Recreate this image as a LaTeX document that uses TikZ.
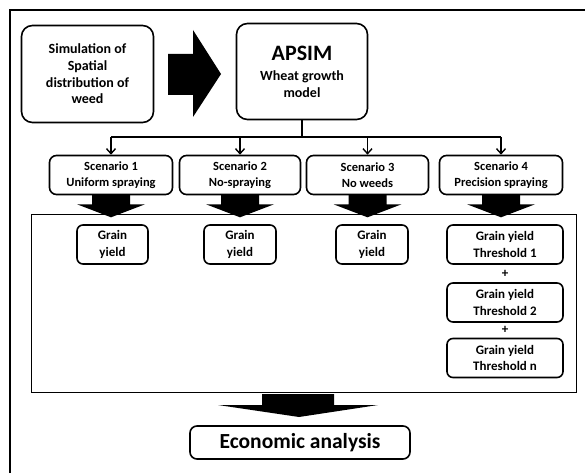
\documentclass[tikz,border=0pt]{standalone}
\usepackage{fontspec}
\setmainfont{Carlito}
\usetikzlibrary{arrows.meta}
\begin{document}
\begin{tikzpicture}[x=1pt,y=-1pt,
  box/.style={draw, line width=1.6pt, rounded corners=#1, align=center, inner sep=0pt},
  bigtxt/.style={font=\bfseries\fontsize{14}{16.7}\selectfont},
  scentxt/.style={font=\bfseries\fontsize{12.5}{16}\selectfont},
  graintxt/.style={font=\bfseries\fontsize{13}{16.5}\selectfont},
  conn/.style={line width=1.4pt},
  blk/.style={fill=black}]
\useasboundingbox (0,0) rectangle (585,473);
% outer frame
\draw[line width=1.2pt] (10,473) -- (10,10) -- (585,10);
% top row
\node[box=11pt, minimum width=132pt, minimum height=97pt, bigtxt] (sim) at (87.5,74)
  {Simulation of\\Spatial\\distribution of\\weed};
\node[box=11pt, minimum width=131pt, minimum height=96pt, font=\bfseries\fontsize{14}{17}\selectfont] (apsim) at (302,71.5)
  {{\fontsize{22}{24}\selectfont APSIM}\\[3pt]Wheat growth\\model};
\fill[blk] (168,54) -- (193,54) -- (193,30) -- (221,74) -- (193,117) -- (193,95) -- (168,95) -- cycle;
% scenarios
\node[box=7pt, minimum width=123pt, minimum height=39pt, scentxt] (s1) at (111,175) {Scenario 1\\Uniform spraying};
\node[box=7pt, minimum width=121pt, minimum height=39pt, scentxt] (s2) at (240,175) {Scenario 2\\No-spraying};
\node[box=7pt, minimum width=122pt, minimum height=39pt, scentxt] (s3) at (367.5,175) {Scenario 3\\No weeds};
\node[box=7pt, minimum width=123pt, minimum height=39pt, scentxt] (s4) at (501,175) {Scenario 4\\Precision spraying};
\coordinate (bus) at (0,137);
\draw[conn] (apsim.south) -- (apsim.south |- bus);
\draw[conn] (s1.north |- bus) -- (s4.north |- bus);
\foreach \s in {s1,s2,s3,s4}
  \draw[conn,-{Straight Barb[length=5pt,width=9pt]}] (\s.north |- bus) -- (\s.north);
% panel
\node[draw, line width=1.4pt, minimum width=545pt, minimum height=178pt, inner sep=0pt] (panel) at (304,303.5) {};
% block arrows under scenarios
\foreach \s in {s1,s2,s3,s4}
  \fill[blk, shift={(\s.south)}] (-19,-1) -- (19,-1) -- (19,9) -- (34,9) -- (0,22) -- (-34,9) -- (-19,9) -- cycle;
% grain yields
\node[box=6pt, minimum width=71pt, minimum height=39pt, graintxt] (g1) at (112.5,244.5) {Grain\\yield};
\node[box=6pt, minimum width=72pt, minimum height=39pt, graintxt] (g2) at (240,244.5) {Grain\\yield};
\node[box=6pt, minimum width=72pt, minimum height=39pt, graintxt] (g3) at (372,244.5) {Grain\\yield};
\node[box=6pt, minimum width=116pt, minimum height=39pt, graintxt] (g4a) at (505,244.5) {Grain yield\\Threshold 1};
\node[graintxt, inner sep=0pt] (p1) at (505,273.5) {+};
\node[box=6pt, minimum width=116pt, minimum height=39pt, graintxt] (g4b) at (505,302.5) {Grain yield\\Threshold 2};
\node[graintxt, inner sep=0pt] (p2) at (505,330) {+};
\node[box=6pt, minimum width=116pt, minimum height=39pt, graintxt] (g4c) at (505,358) {Grain yield\\Threshold n};
% bottom arrow and economic analysis
\fill[blk] (262,394) -- (334,394) -- (334,405) -- (378,405) -- (299,417) -- (218,405) -- (262,405) -- cycle;
\node[box=7pt, minimum width=220pt, minimum height=33pt, font=\bfseries\fontsize{21.5}{24}\selectfont] (econ) at (300,442.5) {Economic analysis};
\end{tikzpicture}
\end{document}
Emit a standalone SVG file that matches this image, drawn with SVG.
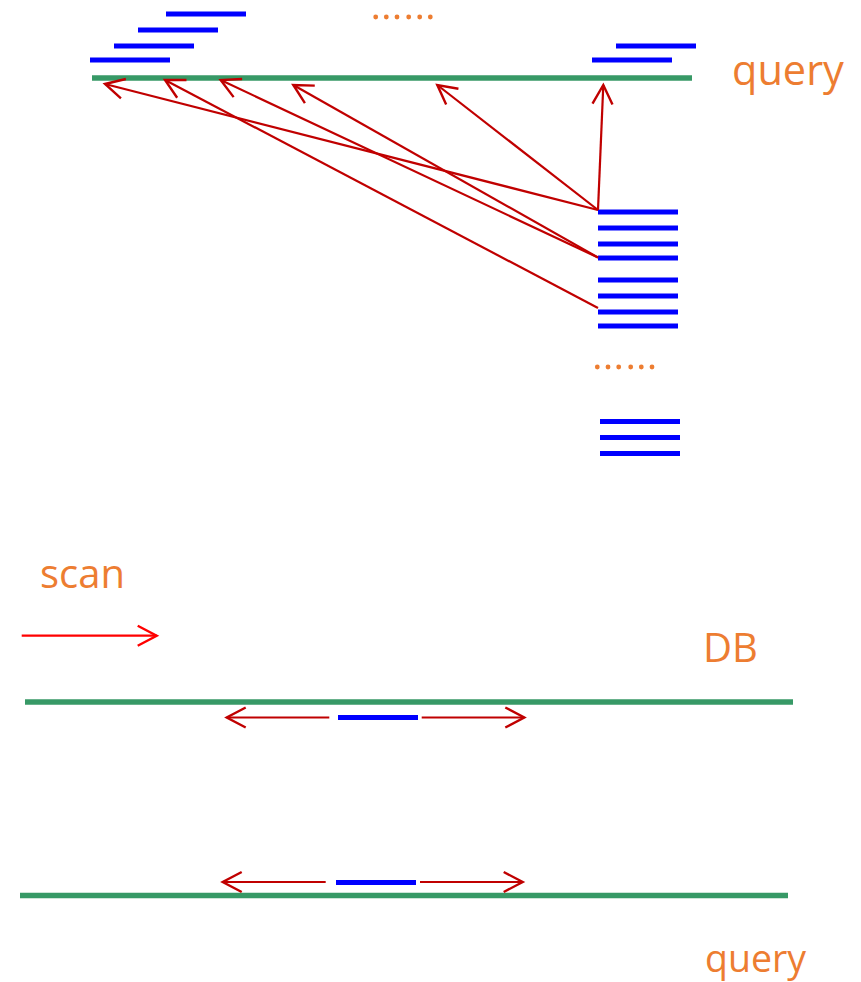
<svg xmlns="http://www.w3.org/2000/svg" width="861" height="982" viewBox="0 0 861 982">
<style>
.g{stroke:#379966;stroke-width:5.5;fill:none}
.b{stroke:#0000FF;stroke-width:5;fill:none}
.r{stroke:#C00000;stroke-width:2.2;fill:none}
.rs{stroke:#FF0000;stroke-width:2.2;fill:none}
.t{font-family:"Open Sans","Noto Sans",sans-serif;fill:#ED7D31}
.d{fill:#ED7D31}
</style>
<defs>
<marker id="ah" markerUnits="userSpaceOnUse" orient="auto" refX="0" refY="0" markerWidth="30" markerHeight="30" overflow="visible">
<path d="M-19,-10 L0,0 L-19,10" fill="none" stroke="#C00000" stroke-width="2.4"/>
</marker>
<marker id="ahs" markerUnits="userSpaceOnUse" orient="auto" refX="0" refY="0" markerWidth="30" markerHeight="30" overflow="visible">
<path d="M-19,-10 L0,0 L-19,10" fill="none" stroke="#FF0000" stroke-width="2.4"/>
</marker>
</defs>

<g id="top-query">
<line class="g" x1="92" y1="78" x2="692" y2="78"/>
<text class="t" x="732" y="85" font-size="41.5">query</text>
</g>

<g id="query-segments">
<line class="b" x1="166" y1="14" x2="246" y2="14"/>
<line class="b" x1="138" y1="30" x2="218" y2="30"/>
<line class="b" x1="114" y1="46" x2="194" y2="46"/>
<line class="b" x1="90" y1="60" x2="170" y2="60"/>
<line class="b" x1="616" y1="46" x2="696" y2="46"/>
<line class="b" x1="592" y1="60" x2="672" y2="60"/>
<circle class="d" cx="375.7" cy="17" r="2.4"/>
<circle class="d" cx="386.3" cy="17" r="2.4"/>
<circle class="d" cx="397" cy="17" r="2.4"/>
<circle class="d" cx="408.7" cy="17" r="2.4"/>
<circle class="d" cx="419.7" cy="17" r="2.4"/>
<circle class="d" cx="430.3" cy="17" r="2.4"/>
</g>

<g id="db-segments">
<line class="b" x1="598" y1="212" x2="678" y2="212"/>
<line class="b" x1="598" y1="228" x2="678" y2="228"/>
<line class="b" x1="598" y1="244" x2="678" y2="244"/>
<line class="b" x1="598" y1="258" x2="678" y2="258"/>
<line class="b" x1="598" y1="280" x2="678" y2="280"/>
<line class="b" x1="598" y1="296" x2="678" y2="296"/>
<line class="b" x1="598" y1="312" x2="678" y2="312"/>
<line class="b" x1="598" y1="326" x2="678" y2="326"/>
<circle class="d" cx="597.3" cy="367" r="2.4"/>
<circle class="d" cx="608" cy="367" r="2.4"/>
<circle class="d" cx="618.7" cy="367" r="2.4"/>
<circle class="d" cx="630.7" cy="367" r="2.4"/>
<circle class="d" cx="641.3" cy="367" r="2.4"/>
<circle class="d" cx="652" cy="367" r="2.4"/>
<line class="b" x1="600" y1="421.5" x2="680" y2="421.5"/>
<line class="b" x1="600" y1="437.5" x2="680" y2="437.5"/>
<line class="b" x1="600" y1="453.5" x2="680" y2="453.5"/>
</g>

<g id="scan">
<text class="t" x="40" y="588" font-size="40">scan</text>
</g>

<g id="db">
<text class="t" x="703" y="662" font-size="40">DB</text>
<line class="g" x1="25" y1="702" x2="793" y2="702"/>
<line class="b" x1="338" y1="717.5" x2="418" y2="717.5"/>
</g>

<g id="bottom-query">
<line class="g" x1="20" y1="895.5" x2="788" y2="895.5"/>
<line class="b" x1="336" y1="882.5" x2="416" y2="882.5"/>
<text class="t" x="705" y="972" font-size="37.5">query</text>
</g>

<g id="connectors">
<line class="r" x1="598" y1="210" x2="603.3" y2="85" marker-end="url(#ah)"/>
<line class="r" x1="598" y1="210" x2="437.3" y2="85" marker-end="url(#ah)"/>
<line class="r" x1="598" y1="210" x2="105" y2="84" marker-end="url(#ah)"/>
<line class="r" x1="598" y1="257.5" x2="293.3" y2="85" marker-end="url(#ah)"/>
<line class="r" x1="598" y1="257.5" x2="220.7" y2="80" marker-end="url(#ah)"/>
<line class="r" x1="598" y1="308" x2="165" y2="80" marker-end="url(#ah)"/>
<line class="rs" x1="21.7" y1="635.7" x2="156.7" y2="635.7" marker-end="url(#ahs)"/>
<line class="r" x1="329.3" y1="717.5" x2="226.7" y2="717.5" marker-end="url(#ah)"/>
<line class="r" x1="421.7" y1="717.5" x2="524.3" y2="717.5" marker-end="url(#ah)"/>
<line class="r" x1="325.7" y1="882" x2="222.7" y2="882" marker-end="url(#ah)"/>
<line class="r" x1="420" y1="882" x2="522.7" y2="882" marker-end="url(#ah)"/>
</g>
</svg>
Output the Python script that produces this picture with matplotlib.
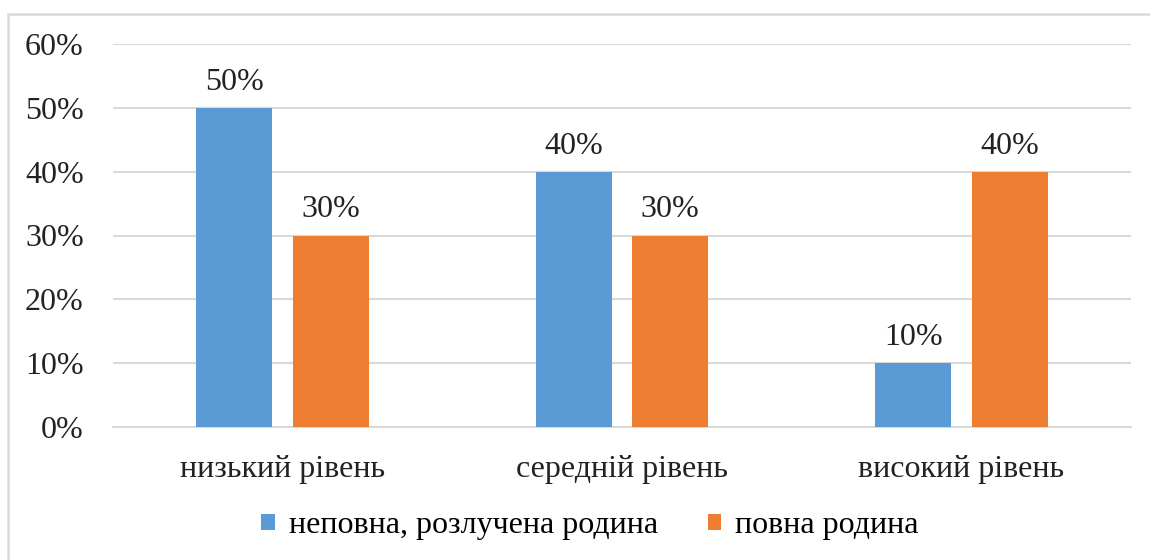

*Exercise objective:*
Which lines hold the word "standalone"? Copy each of them from the records.

*Task solution:*
\documentclass[tikz,border=0pt]{standalone}
Emit a standalone SVG file that matches this image, drawn with SVG.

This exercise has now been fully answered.